Lobster Roll Festival Benefits Maine Lobstermen’s Community Alliance

First published in, Landings, August 2017

Saturday, July 8, was bright and sunny for the first annual Down East Lobster Roll Festival, organized by Down East magazine, at Thompson’s Point in Portland. More than 2,500 people poured through the gates situated between towers of lobster traps donated by Brooks Trap Mill, eager to try lobster rolls, buy Mainemade products and meet the cows from Kate’s Butter. The best part? The festival was a fundraiser: $4 from the sale of every $15 lobster roll was directed to the Maine Lobstermen’s Community Alliance (MLCA).

MLA health insurance navigator Alisha Keezer, left, and membership director Antonina Pelletier, right, staff the MLCA booth at the Festival. MLCA photo.

“We’re very excited to be this year’s recipient,” said MLCA president Patrice McCarron. “The MLCA’s programs focus on research, education and charitable giving. We are particularly proud of the Maine Lobster Leadership Institute, now in its second year.” The Institute takes young lobstermen off their boats and out of their harbors to give them a comprehensive understanding of the lobster industry and its impact statewide, nationally and internationally. The participants travel to Prince Edward Island to learn about the Canadian side of the industry.

The Lobster Roll Festival included a contest to find the best lobster roll. Twelve semi-finalists from throughout the country competed for the public’s votes. Five judges, including lobsterman Sonny Beal, chose the winner from the top three. “There wasn’t a bad lobster roll in the house,” Beal said. “I didn’t realize that there were so many ways to make a lobster roll taste good!” The three finalists were Kennebunkport’s The Clam Shack, Presque Isle’s Northern Maine Community College, and the eventual winner, Freshie’s Lobster Co. of Park City, Utah. Freshie’s owners, Lorin and Ben Smaha, originally hail from Maine and New Hampshire.

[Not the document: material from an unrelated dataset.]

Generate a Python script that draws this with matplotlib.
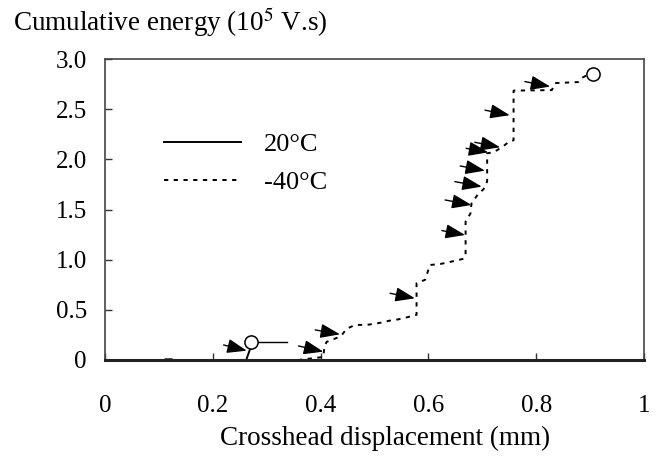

The Down East Lobster Roll Festival was not just about lobster rolls but also about the community that surrounds the industry. More than thirty vendors selling Maine products, many lobster-themed, were present. Friendship Lobster Treats makes gourmet crackers with Maine lobster and Kate’s Butter.

“I wanted to be at the event because everyone attending must be fans of lobster,” said owner Pat Havener. “I had fun handing out samples and introducing people to our product.”

2017 Lobster Roll Festival winners Ben
and Lorin Smaha of Park City, Utah.
Photo courtesy of Down East

Live music from Falmouth’s community ukulele band The Flukes kicked off the day. The headline group, Erica Brown and the Bluegrass Connection, came on next but not for long. Sadly, the day came to an abrupt close as a heavy thunderstorm rolled through at about 2 p.m. The storm brought violent wind gusts and hail that damaged infrastructure, tents and products. Thompson’s Point staff quickly evacuated all attendees and vendors safely and no one was injured. People were invited into the brick building adjacent to the grounds and treated to free lobster rolls and ice cream. A scheduled fly-in from Life Flight’s Lobster Chopper took place at 4 p.m. but observers were kept to the parking lot due to the amount of debris remaining on the field.

Down East magazine has committed to bringing back its Lobster Roll Festival next year. “Certainly [there are] some things to improve on for next year and the weather is definitely one of them!” said organizer and editor-in-chief Kathleen Fleury.

“It is unfortunate about the weather but it was a great opportunity to connect with the public and let them know what we do,” McCarron said. “We’re grateful to be the charitable recipient and we know you can’t control the weather.” Sonny Beal agreed. “I was honored to be one of the judges. It was a great event and I’d be happy to come back next year!”